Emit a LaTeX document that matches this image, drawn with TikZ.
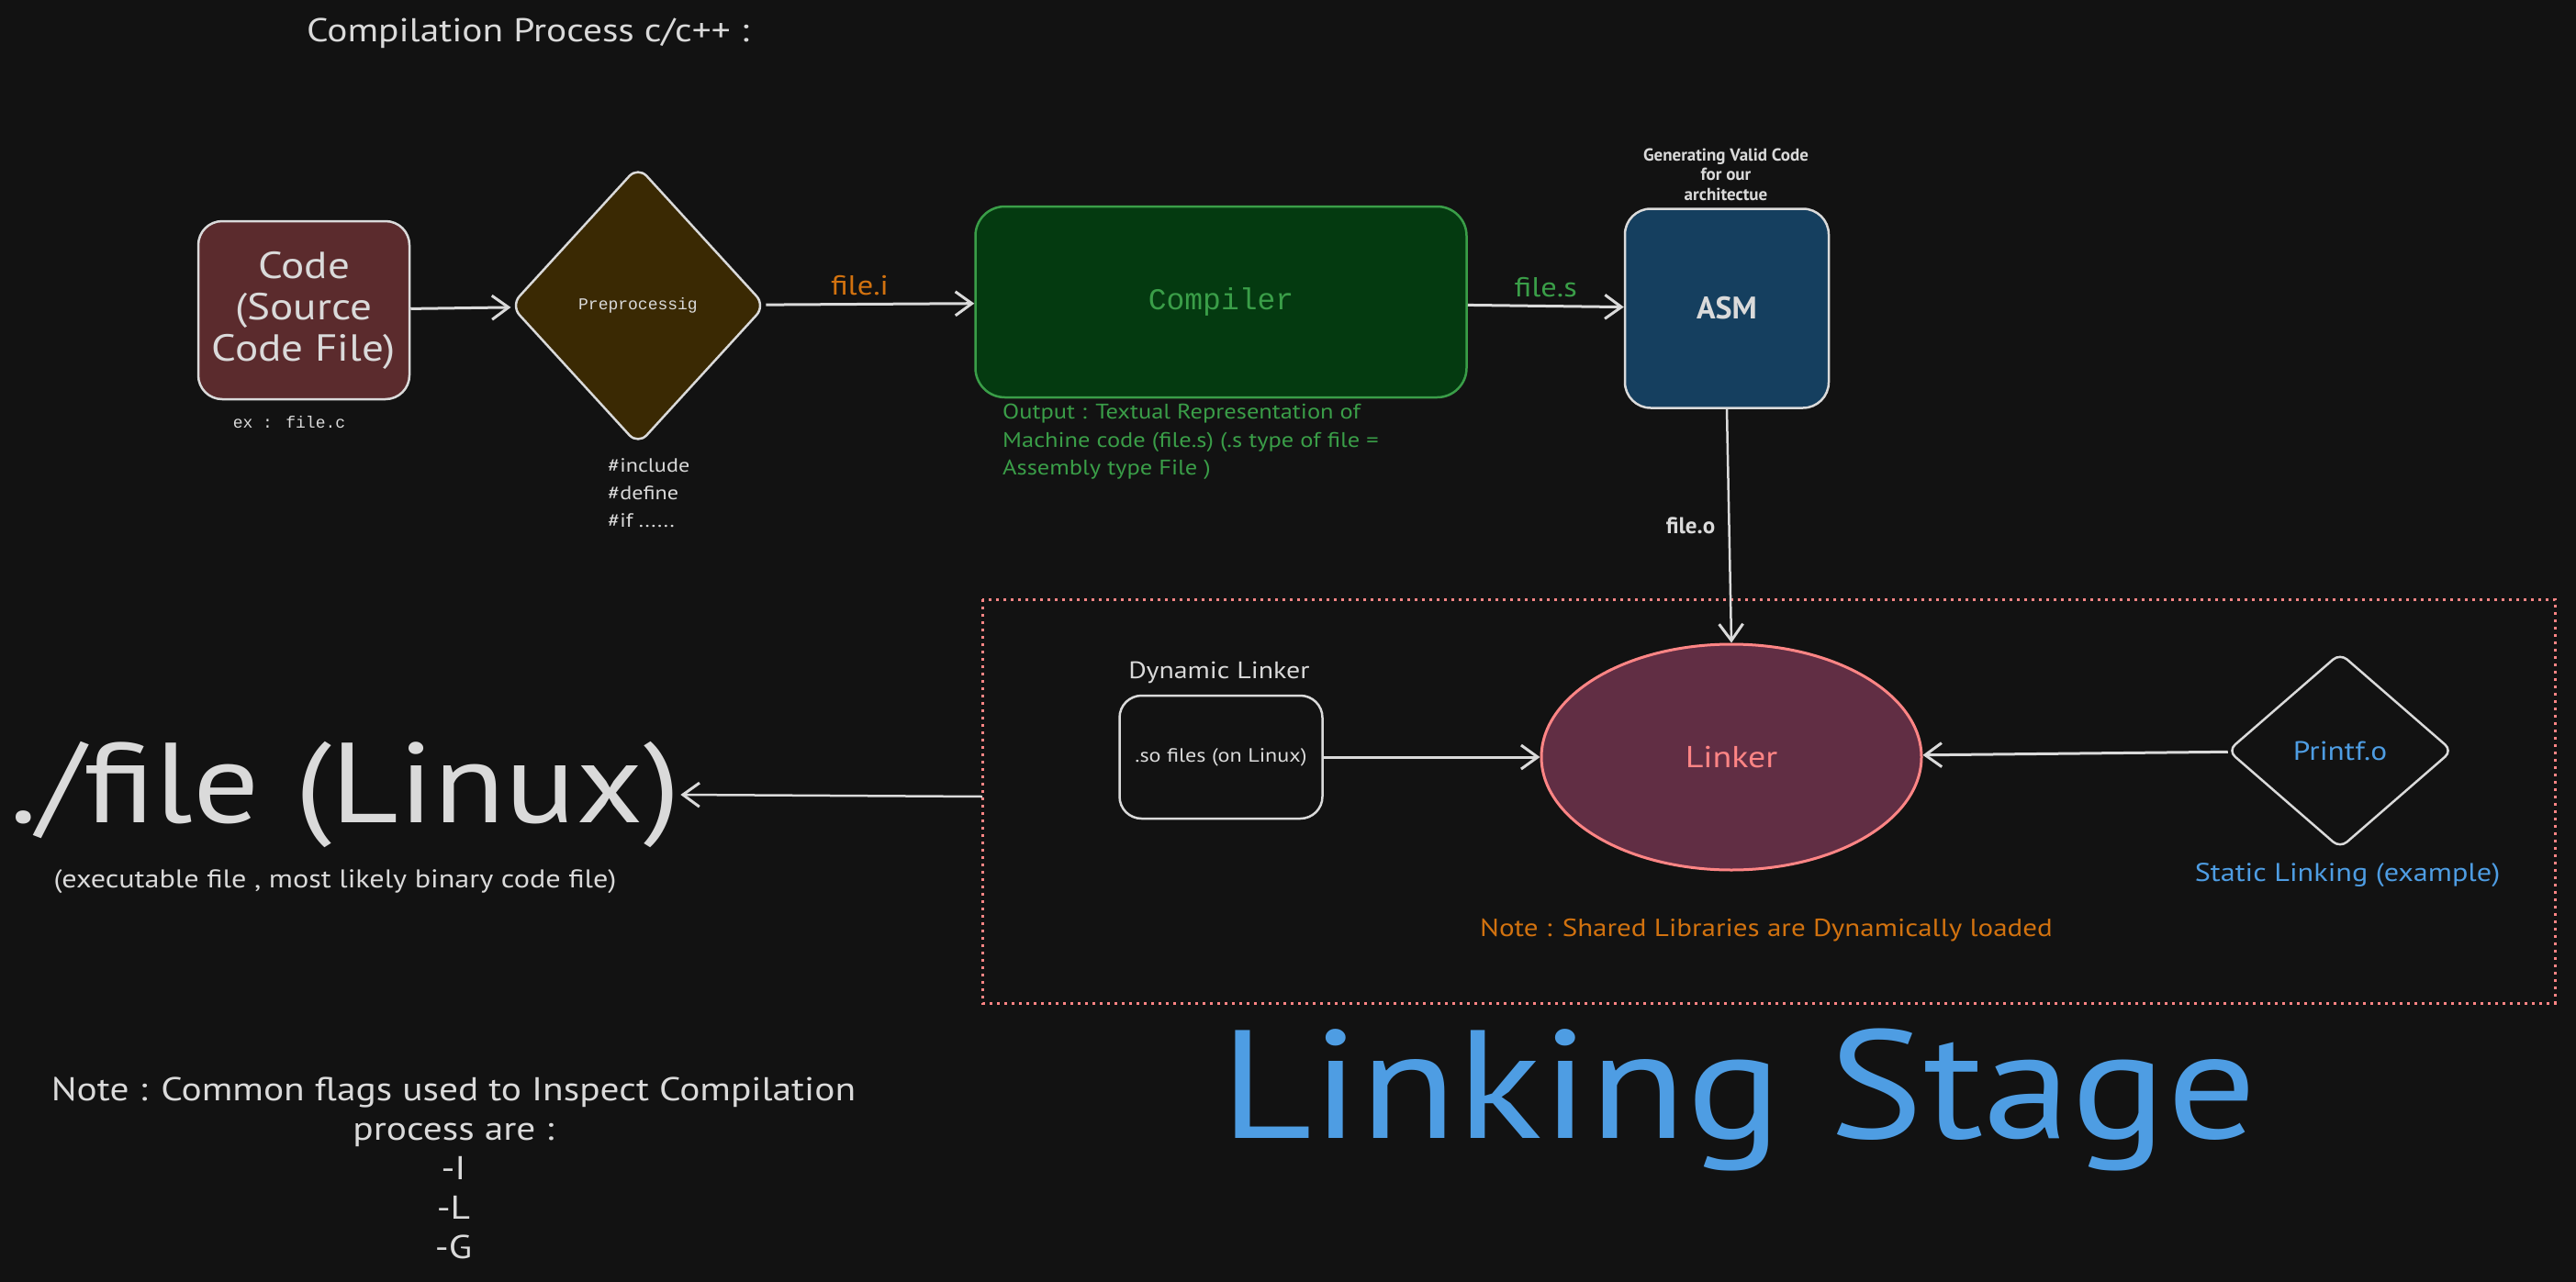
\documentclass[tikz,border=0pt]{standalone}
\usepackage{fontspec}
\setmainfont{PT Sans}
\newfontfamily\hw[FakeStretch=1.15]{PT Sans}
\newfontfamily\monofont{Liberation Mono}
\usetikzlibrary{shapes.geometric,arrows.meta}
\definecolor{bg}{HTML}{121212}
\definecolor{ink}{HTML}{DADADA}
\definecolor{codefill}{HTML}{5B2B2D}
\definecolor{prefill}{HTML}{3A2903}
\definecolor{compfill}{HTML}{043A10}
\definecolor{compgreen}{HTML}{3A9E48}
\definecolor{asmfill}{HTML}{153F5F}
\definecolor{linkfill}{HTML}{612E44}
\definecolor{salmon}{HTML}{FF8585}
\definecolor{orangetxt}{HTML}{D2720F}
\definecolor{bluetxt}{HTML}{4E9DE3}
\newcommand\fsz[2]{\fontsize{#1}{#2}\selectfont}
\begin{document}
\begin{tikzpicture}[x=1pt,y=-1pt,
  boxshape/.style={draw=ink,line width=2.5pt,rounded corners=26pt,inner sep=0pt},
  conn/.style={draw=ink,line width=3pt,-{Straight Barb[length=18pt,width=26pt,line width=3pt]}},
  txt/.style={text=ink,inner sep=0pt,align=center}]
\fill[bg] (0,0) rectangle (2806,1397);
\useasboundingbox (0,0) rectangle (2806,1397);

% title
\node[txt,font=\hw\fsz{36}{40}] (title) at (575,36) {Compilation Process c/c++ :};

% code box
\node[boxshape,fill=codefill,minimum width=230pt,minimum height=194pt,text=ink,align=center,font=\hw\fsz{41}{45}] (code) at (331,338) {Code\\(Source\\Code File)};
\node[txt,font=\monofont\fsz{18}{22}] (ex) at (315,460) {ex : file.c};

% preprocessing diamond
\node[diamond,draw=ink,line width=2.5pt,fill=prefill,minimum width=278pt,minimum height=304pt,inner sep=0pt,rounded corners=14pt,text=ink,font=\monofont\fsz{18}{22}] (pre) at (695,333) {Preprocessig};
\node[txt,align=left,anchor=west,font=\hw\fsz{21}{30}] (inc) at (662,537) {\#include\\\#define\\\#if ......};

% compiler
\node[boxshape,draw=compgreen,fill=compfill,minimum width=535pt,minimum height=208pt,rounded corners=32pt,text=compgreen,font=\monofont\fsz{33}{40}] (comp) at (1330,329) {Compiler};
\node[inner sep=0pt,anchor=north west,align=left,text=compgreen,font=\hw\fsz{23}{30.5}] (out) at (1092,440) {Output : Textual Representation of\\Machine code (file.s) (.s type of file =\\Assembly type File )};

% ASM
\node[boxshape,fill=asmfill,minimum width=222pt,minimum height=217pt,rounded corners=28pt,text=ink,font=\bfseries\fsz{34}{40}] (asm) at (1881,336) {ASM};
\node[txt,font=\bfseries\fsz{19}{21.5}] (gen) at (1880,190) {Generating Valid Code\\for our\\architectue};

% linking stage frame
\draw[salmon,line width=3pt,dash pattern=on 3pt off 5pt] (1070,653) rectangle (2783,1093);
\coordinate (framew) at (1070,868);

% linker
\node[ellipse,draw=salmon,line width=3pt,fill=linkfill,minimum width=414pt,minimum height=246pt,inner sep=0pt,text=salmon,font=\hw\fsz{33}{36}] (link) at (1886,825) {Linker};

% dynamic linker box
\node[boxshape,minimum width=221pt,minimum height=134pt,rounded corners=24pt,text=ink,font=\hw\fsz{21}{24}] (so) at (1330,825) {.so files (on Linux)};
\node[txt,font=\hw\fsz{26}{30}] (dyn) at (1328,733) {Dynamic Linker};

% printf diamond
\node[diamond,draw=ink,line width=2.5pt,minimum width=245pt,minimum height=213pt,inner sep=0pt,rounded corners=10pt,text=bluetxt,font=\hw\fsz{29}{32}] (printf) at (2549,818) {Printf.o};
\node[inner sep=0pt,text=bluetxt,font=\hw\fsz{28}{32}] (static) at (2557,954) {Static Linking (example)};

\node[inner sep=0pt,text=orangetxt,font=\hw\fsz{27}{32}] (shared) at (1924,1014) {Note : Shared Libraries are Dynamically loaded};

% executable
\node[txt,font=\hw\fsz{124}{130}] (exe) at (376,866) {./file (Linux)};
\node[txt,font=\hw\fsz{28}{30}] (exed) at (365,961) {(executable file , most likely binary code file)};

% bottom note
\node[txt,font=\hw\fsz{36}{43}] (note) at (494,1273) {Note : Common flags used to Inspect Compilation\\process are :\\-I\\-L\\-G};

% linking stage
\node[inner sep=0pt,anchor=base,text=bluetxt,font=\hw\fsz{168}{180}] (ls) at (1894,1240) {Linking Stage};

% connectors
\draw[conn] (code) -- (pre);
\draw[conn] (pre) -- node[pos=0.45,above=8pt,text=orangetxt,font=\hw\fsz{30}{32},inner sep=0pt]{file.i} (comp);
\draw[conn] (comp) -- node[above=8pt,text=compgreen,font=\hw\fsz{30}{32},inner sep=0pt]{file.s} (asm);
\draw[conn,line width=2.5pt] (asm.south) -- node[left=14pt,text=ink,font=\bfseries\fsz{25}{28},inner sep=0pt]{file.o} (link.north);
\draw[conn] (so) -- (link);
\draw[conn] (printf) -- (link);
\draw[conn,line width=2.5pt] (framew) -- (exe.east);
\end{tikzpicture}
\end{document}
:::
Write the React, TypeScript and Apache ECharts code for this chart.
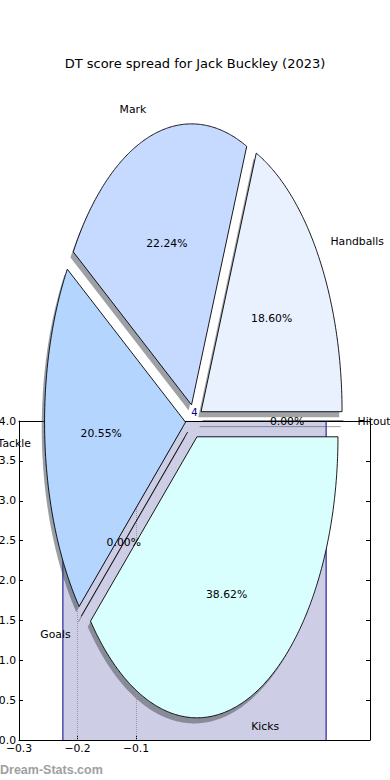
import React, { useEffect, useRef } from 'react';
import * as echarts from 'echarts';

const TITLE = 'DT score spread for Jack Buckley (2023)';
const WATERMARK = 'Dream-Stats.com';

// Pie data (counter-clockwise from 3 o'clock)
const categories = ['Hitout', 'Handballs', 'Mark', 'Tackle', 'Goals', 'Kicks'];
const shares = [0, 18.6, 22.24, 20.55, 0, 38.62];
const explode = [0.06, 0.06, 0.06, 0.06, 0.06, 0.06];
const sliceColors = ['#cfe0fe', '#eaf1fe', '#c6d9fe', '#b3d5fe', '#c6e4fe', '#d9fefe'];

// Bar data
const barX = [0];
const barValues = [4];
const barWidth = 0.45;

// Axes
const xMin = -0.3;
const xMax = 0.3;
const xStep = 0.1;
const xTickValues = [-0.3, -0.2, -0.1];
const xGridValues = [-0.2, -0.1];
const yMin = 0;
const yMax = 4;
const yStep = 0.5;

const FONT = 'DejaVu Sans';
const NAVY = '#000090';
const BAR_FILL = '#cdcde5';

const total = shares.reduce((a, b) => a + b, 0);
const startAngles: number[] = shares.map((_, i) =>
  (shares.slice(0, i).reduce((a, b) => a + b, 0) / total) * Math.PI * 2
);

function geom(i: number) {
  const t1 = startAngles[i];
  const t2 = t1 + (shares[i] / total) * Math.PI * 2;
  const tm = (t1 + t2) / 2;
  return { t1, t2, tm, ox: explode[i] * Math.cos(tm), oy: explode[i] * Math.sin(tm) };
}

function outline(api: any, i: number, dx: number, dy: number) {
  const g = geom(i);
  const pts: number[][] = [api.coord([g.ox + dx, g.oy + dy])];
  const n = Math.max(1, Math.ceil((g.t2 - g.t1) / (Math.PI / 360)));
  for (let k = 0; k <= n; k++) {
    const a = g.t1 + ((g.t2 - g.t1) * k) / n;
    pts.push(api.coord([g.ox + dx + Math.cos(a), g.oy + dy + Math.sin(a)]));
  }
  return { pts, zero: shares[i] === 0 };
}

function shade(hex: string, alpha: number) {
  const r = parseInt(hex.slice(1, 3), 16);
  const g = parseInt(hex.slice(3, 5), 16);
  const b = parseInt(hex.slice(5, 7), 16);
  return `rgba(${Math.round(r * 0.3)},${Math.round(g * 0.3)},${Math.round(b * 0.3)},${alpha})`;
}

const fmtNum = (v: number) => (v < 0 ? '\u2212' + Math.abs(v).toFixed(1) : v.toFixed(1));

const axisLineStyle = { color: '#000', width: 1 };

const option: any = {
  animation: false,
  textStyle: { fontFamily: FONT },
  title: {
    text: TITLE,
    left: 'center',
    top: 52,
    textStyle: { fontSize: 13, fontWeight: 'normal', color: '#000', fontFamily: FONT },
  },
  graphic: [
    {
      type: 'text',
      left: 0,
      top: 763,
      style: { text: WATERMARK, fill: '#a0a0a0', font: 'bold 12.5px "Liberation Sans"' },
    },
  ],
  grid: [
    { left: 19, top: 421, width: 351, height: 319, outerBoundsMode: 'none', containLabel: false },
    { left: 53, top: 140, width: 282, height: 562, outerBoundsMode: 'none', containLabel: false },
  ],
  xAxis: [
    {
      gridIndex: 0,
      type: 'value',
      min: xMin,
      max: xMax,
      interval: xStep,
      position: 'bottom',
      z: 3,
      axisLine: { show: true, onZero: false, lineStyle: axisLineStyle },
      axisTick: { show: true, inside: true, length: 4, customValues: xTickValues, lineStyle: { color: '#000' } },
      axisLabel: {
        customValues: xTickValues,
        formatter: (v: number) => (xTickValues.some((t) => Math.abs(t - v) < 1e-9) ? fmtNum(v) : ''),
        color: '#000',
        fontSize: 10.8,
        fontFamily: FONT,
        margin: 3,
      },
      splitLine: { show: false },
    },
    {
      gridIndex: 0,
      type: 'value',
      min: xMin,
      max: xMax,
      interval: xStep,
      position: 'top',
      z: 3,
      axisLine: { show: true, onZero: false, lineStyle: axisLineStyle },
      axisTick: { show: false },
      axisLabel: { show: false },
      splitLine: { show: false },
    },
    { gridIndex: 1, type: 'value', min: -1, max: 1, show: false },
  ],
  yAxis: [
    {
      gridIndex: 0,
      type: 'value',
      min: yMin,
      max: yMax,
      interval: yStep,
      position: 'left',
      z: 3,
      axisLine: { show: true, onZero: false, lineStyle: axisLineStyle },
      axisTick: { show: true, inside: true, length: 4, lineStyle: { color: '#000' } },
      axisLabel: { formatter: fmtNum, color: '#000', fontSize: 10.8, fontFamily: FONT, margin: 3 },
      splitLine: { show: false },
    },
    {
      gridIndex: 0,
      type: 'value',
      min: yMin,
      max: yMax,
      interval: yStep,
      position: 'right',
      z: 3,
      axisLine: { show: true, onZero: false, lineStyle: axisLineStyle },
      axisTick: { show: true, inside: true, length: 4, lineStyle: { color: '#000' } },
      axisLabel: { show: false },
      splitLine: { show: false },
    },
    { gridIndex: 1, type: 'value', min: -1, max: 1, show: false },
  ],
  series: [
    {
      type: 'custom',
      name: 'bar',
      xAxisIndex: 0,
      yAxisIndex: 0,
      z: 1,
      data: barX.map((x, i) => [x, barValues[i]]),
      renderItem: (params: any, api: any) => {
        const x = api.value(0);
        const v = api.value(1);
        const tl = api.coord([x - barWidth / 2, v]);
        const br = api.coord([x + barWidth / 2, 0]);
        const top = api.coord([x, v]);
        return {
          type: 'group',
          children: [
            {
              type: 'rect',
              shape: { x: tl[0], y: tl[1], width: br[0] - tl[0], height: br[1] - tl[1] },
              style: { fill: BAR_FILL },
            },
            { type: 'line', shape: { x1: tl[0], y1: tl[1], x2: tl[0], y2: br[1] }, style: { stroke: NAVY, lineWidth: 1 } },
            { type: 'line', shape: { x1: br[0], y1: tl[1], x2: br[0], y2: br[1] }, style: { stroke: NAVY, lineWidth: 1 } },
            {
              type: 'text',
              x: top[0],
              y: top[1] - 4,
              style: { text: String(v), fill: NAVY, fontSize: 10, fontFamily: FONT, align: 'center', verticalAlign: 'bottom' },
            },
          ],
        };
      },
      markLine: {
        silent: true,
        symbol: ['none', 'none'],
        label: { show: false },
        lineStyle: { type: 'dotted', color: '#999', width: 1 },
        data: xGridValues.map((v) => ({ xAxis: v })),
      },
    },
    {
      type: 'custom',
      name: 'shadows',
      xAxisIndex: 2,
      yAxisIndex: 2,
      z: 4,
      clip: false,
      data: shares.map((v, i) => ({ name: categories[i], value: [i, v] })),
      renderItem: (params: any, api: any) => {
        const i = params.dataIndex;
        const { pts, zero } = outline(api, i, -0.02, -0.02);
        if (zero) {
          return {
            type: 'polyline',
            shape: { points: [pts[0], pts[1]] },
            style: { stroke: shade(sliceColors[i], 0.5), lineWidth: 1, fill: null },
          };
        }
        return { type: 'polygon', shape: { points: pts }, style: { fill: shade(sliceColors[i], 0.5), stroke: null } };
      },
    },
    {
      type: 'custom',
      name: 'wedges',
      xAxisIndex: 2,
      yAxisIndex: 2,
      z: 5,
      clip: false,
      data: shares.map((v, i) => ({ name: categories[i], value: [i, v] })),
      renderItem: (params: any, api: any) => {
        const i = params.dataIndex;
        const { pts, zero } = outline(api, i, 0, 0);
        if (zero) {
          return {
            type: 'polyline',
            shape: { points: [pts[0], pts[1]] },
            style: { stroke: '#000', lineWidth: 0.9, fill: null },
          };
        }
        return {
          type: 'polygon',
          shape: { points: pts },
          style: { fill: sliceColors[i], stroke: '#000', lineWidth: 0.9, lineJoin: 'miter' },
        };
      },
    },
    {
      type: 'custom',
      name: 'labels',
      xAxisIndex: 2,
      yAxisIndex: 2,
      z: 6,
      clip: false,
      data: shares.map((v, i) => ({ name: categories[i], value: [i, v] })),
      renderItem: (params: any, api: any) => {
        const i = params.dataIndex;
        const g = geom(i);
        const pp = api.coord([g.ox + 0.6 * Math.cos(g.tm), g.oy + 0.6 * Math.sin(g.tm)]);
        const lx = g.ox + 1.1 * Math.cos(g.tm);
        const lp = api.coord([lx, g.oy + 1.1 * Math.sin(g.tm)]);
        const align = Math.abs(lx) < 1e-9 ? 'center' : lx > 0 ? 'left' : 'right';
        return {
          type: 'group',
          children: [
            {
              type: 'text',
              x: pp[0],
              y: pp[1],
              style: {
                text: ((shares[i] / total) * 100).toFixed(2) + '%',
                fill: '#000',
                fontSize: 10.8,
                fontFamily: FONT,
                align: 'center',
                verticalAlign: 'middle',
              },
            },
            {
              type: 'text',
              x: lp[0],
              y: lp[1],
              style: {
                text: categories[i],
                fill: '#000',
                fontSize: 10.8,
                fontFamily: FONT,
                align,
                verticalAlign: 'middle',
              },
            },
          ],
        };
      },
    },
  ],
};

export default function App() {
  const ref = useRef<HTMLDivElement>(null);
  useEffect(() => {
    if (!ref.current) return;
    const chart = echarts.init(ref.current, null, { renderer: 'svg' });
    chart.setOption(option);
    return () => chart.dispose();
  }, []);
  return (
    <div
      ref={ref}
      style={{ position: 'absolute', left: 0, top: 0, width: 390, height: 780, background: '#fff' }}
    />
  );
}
:::
#### Given exercise:
In the listing above, find the line with "Emit a LaTeX" and the line with "(title) at (575,36)". Copy both of them and every line between, exactly, but not the pictures.

#### Output below:
Emit a LaTeX document that matches this image, drawn with TikZ.
\documentclass[tikz,border=0pt]{standalone}
\usepackage{fontspec}
\setmainfont{PT Sans}
\newfontfamily\hw[FakeStretch=1.15]{PT Sans}
\newfontfamily\monofont{Liberation Mono}
\usetikzlibrary{shapes.geometric,arrows.meta}
\definecolor{bg}{HTML}{121212}
\definecolor{ink}{HTML}{DADADA}
\definecolor{codefill}{HTML}{5B2B2D}
\definecolor{prefill}{HTML}{3A2903}
\definecolor{compfill}{HTML}{043A10}
\definecolor{compgreen}{HTML}{3A9E48}
\definecolor{asmfill}{HTML}{153F5F}
\definecolor{linkfill}{HTML}{612E44}
\definecolor{salmon}{HTML}{FF8585}
\definecolor{orangetxt}{HTML}{D2720F}
\definecolor{bluetxt}{HTML}{4E9DE3}
\newcommand\fsz[2]{\fontsize{#1}{#2}\selectfont}
\begin{document}
\begin{tikzpicture}[x=1pt,y=-1pt,
  boxshape/.style={draw=ink,line width=2.5pt,rounded corners=26pt,inner sep=0pt},
  conn/.style={draw=ink,line width=3pt,-{Straight Barb[length=18pt,width=26pt,line width=3pt]}},
  txt/.style={text=ink,inner sep=0pt,align=center}]
\fill[bg] (0,0) rectangle (2806,1397);
\useasboundingbox (0,0) rectangle (2806,1397);

% title
\node[txt,font=\hw\fsz{36}{40}] (title) at (575,36) {Compilation Process c/c++ :};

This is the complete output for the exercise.